→ **DATASET RECORDS**
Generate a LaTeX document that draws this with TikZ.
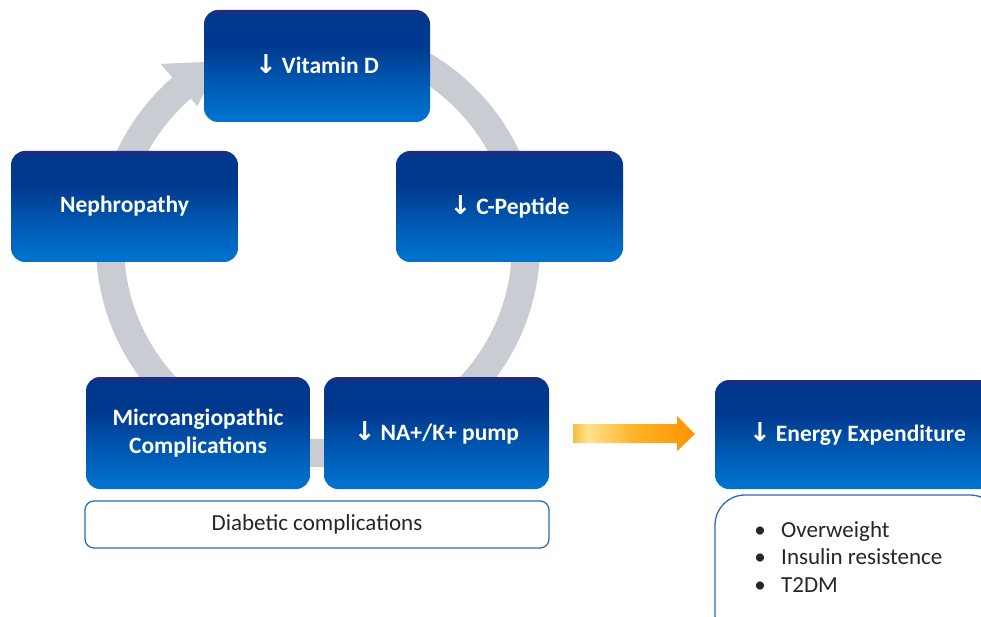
\documentclass[tikz,border=0pt]{standalone}
\usepackage{fontspec}
\setmainfont{Carlito}
\newfontfamily\arrowfont{DejaVu Sans}
\usetikzlibrary{calc}
\definecolor{ringgray}{RGB}{201,204,211}
\definecolor{boxnavy}{RGB}{36,44,124}
\definecolor{boxtop}{RGB}{0,56,142}
\definecolor{boxmid}{RGB}{0,84,172}
\definecolor{boxbot}{RGB}{0,114,206}
\definecolor{lineblue}{RGB}{46,106,182}
\definecolor{gold}{RGB}{246,190,62}
\definecolor{paley}{RGB}{255,226,140}
\definecolor{orngA}{RGB}{255,178,40}
\definecolor{orngB}{RGB}{255,146,0}
\pgfdeclareverticalshading{boxshade}{100bp}{color(0bp)=(boxbot); color(27bp)=(boxbot); color(45bp)=(boxmid); color(60bp)=(boxtop); color(72bp)=(boxtop); color(75bp)=(boxnavy); color(100bp)=(boxnavy)}
\pgfdeclarehorizontalshading{arrowshade}{100bp}{color(0bp)=(gold); color(25bp)=(gold); color(31bp)=(paley); color(50bp)=(orngA); color(75bp)=(orngB); color(100bp)=(orngB)}
\newcommand{\dnarr}{{\arrowfont\fontsize{26}{26}\selectfont ↓}\hspace{5pt}}
\tikzset{
  bluebox/.style={rounded corners=14pt, shading=boxshade, text=white, align=center,
    font=\fontsize{23.5}{28}\selectfont\bfseries, inner sep=0pt},
  outlinebox/.style={draw=lineblue, line width=1.3pt, fill=white, inner sep=0pt},
  bultext/.style={anchor=base west, font=\fontsize{23}{28}\selectfont, text=black!85, inner sep=0pt},
  buldot/.style={anchor=base, font=\fontsize{23}{28}\selectfont, text=black!85, inner sep=0pt}
}
\begin{document}
\begin{tikzpicture}[x=1pt,y=1pt]
\useasboundingbox (0,0) rectangle (981,-617);
\clip (0,0) rectangle (981,-617);
% cycle ring
\coordinate (ctr) at (318,-245);
\draw[ringgray, line width=28pt] ($(ctr)+(90:208pt)$) arc[start angle=90, end angle=-229, radius=208pt];
\fill[ringgray] ($(ctr)+(131:240pt)$) -- ($(ctr)+(118:208pt)$) -- ($(ctr)+(131:184pt)$) -- cycle;
% blue boxes
\node[bluebox, minimum width=226pt, minimum height=112pt] (vit) at (317,-66) {\raisebox{3pt}{\dnarr Vitamin D}};
\node[bluebox, minimum width=227pt, minimum height=111pt] (neph) at (124.5,-206.5) {Nephropathy};
\node[bluebox, minimum width=227pt, minimum height=111pt] (cpep) at (509.5,-206.5) {\dnarr C-Peptide};
\node[bluebox, minimum width=224pt, minimum height=112pt] (micro) at (198,-433) {Microangiopathic\\Complications};
\node[bluebox, minimum width=225pt, minimum height=112pt] (pump) at (436.5,-433) {\dnarr NA+/K+ pump};
\node[bluebox, minimum width=285pt, minimum height=109pt] (energy) at (857.5,-434.5) {\dnarr Energy Expenditure};
% outline boxes
\node[outlinebox, rounded corners=9pt, minimum width=464pt, minimum height=47pt,
  font=\fontsize{23}{28}\selectfont, text=black!85] (diab) at (317,-524.5) {Diabetic complications};
\node[outlinebox, rounded corners=30pt, minimum width=285pt, minimum height=150pt] (bulbox) at (857.5,-570) {};
\node[buldot] (d1) at (760,-537) {•};
\node[buldot] (d2) at (760,-564.5) {•};
\node[buldot] (d3) at (760,-592) {•};
\node[bultext] (b1) at (781,-537) {Overweight};
\node[bultext] (b2) at (781,-564.5) {Insulin resistence};
\node[bultext] (b3) at (781,-592) {T2DM};
% orange block arrow
\path[shading=arrowshade] ($(pump.east)+(24,9)$) -- ++(104,0) -- ++(0,8) -- ($(energy.west)+(-20,0.5)$)
  -- ($(pump.east)+(128,-18)$) -- ++(0,8) -- ++(-104,0) -- cycle;
\end{tikzpicture}
\end{document}
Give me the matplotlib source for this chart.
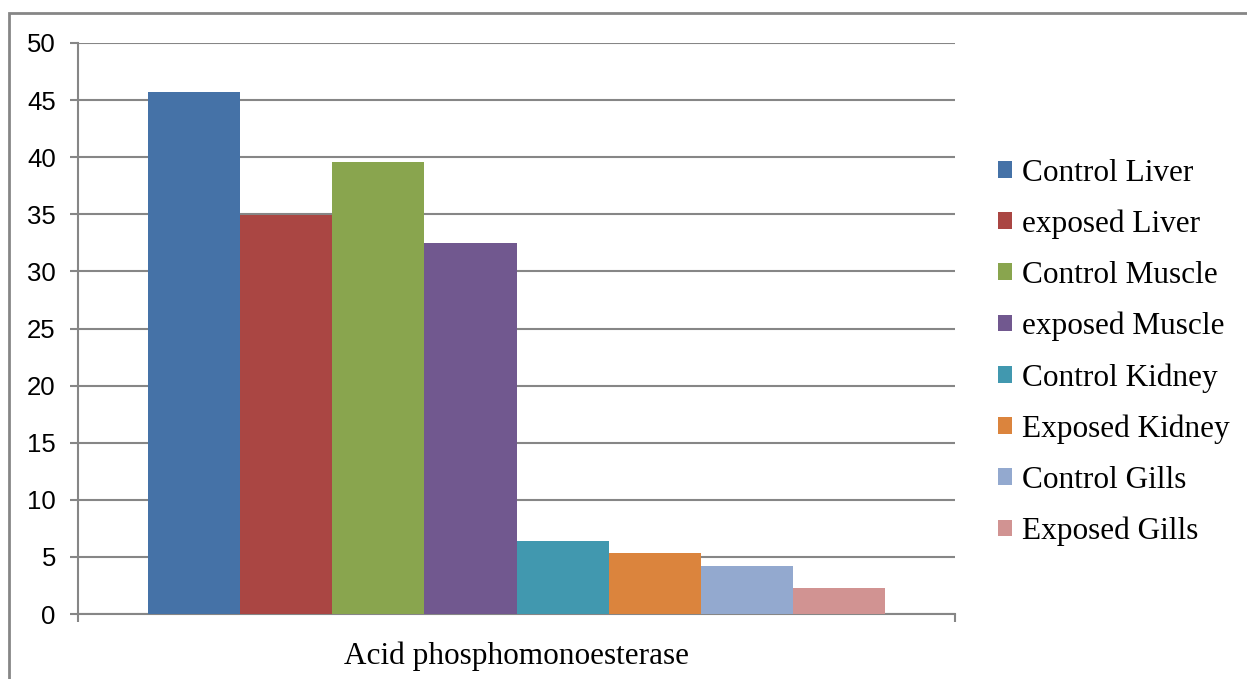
import matplotlib.pyplot as plt
from matplotlib.patches import Rectangle

# enzyme activity per tissue
series = ['Control Liver', 'exposed Liver', 'Control Muscle', 'exposed Muscle',
          'Control Kidney', 'Exposed Kidney', 'Control Gills', 'Exposed Gills']
values = [45.7, 34.9, 39.6, 32.5, 6.4, 5.3, 4.2, 2.3]
colors = ['#4572A7', '#AA4643', '#89A54E', '#71588F',
          '#4198AF', '#DB843D', '#93A9CF', '#D19392']
category = 'Acid phosphomonoesterase'
yticks = list(range(0, 51, 5))

grid_col = '#868686'

fig = plt.figure(figsize=(12.47, 6.79), dpi=100)
ax = fig.add_axes([0.0626, 0.0957, 0.7032, 0.841])

w = 0.105
for i, (name, v, c) in enumerate(zip(series, values, colors)):
    ax.bar((i - 3.5) * w, v, width=w, color=c, label=name, zorder=3)

ax.set_xlim(-0.5, 0.5)
ax.set_ylim(0, 50)
ax.set_yticks(yticks)
ax.yaxis.grid(True, color=grid_col, linewidth=1.5, zorder=0)

for side in ['top', 'right']:
    ax.spines[side].set_visible(False)
for side in ['left', 'bottom']:
    ax.spines[side].set_color(grid_col)
    ax.spines[side].set_linewidth(1.5)

ax.tick_params(axis='y', direction='out', length=6, width=1.5, color=grid_col,
               labelsize=18.5, pad=10)
for lab in ax.get_yticklabels():
    lab.set_family('Liberation Sans')

ax.set_xticks([0])
ax.set_xticklabels([category], family='Liberation Serif', fontsize=22.5)
ax.tick_params(axis='x', length=0, pad=20)
ax.set_xticks([-0.5, 0.5], minor=True)
ax.tick_params(axis='x', which='minor', length=6, width=1.5, color=grid_col)

fig.legend(loc='center left', bbox_to_anchor=(0.8002, 0.481), frameon=False,
           prop={'family': 'Liberation Serif', 'size': 22.5},
           handlelength=0.45, handleheight=0.45, handletextpad=0.32,
           labelspacing=0.70, borderpad=0, borderaxespad=0)

# chart frame
fig.patches.append(Rectangle((0.0072, -0.1), 1.1, 1.081, transform=fig.transFigure,
                             fill=False, edgecolor=grid_col, linewidth=2))

fig.savefig('out.png', dpi=100)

→ **EXERCISE**
Lines from the one with "Give me the matplotlib source for this chart." through the one with "ax = fig.add_axes([0.0626, 0.0957, 0.7032, 0.841])" are the only ones to quote. Quote them exactly and leave out pictures.

→ **EXERCISE RESPONSE**
Give me the matplotlib source for this chart.
import matplotlib.pyplot as plt
from matplotlib.patches import Rectangle

# enzyme activity per tissue
series = ['Control Liver', 'exposed Liver', 'Control Muscle', 'exposed Muscle',
          'Control Kidney', 'Exposed Kidney', 'Control Gills', 'Exposed Gills']
values = [45.7, 34.9, 39.6, 32.5, 6.4, 5.3, 4.2, 2.3]
colors = ['#4572A7', '#AA4643', '#89A54E', '#71588F',
          '#4198AF', '#DB843D', '#93A9CF', '#D19392']
category = 'Acid phosphomonoesterase'
yticks = list(range(0, 51, 5))

grid_col = '#868686'

fig = plt.figure(figsize=(12.47, 6.79), dpi=100)
ax = fig.add_axes([0.0626, 0.0957, 0.7032, 0.841])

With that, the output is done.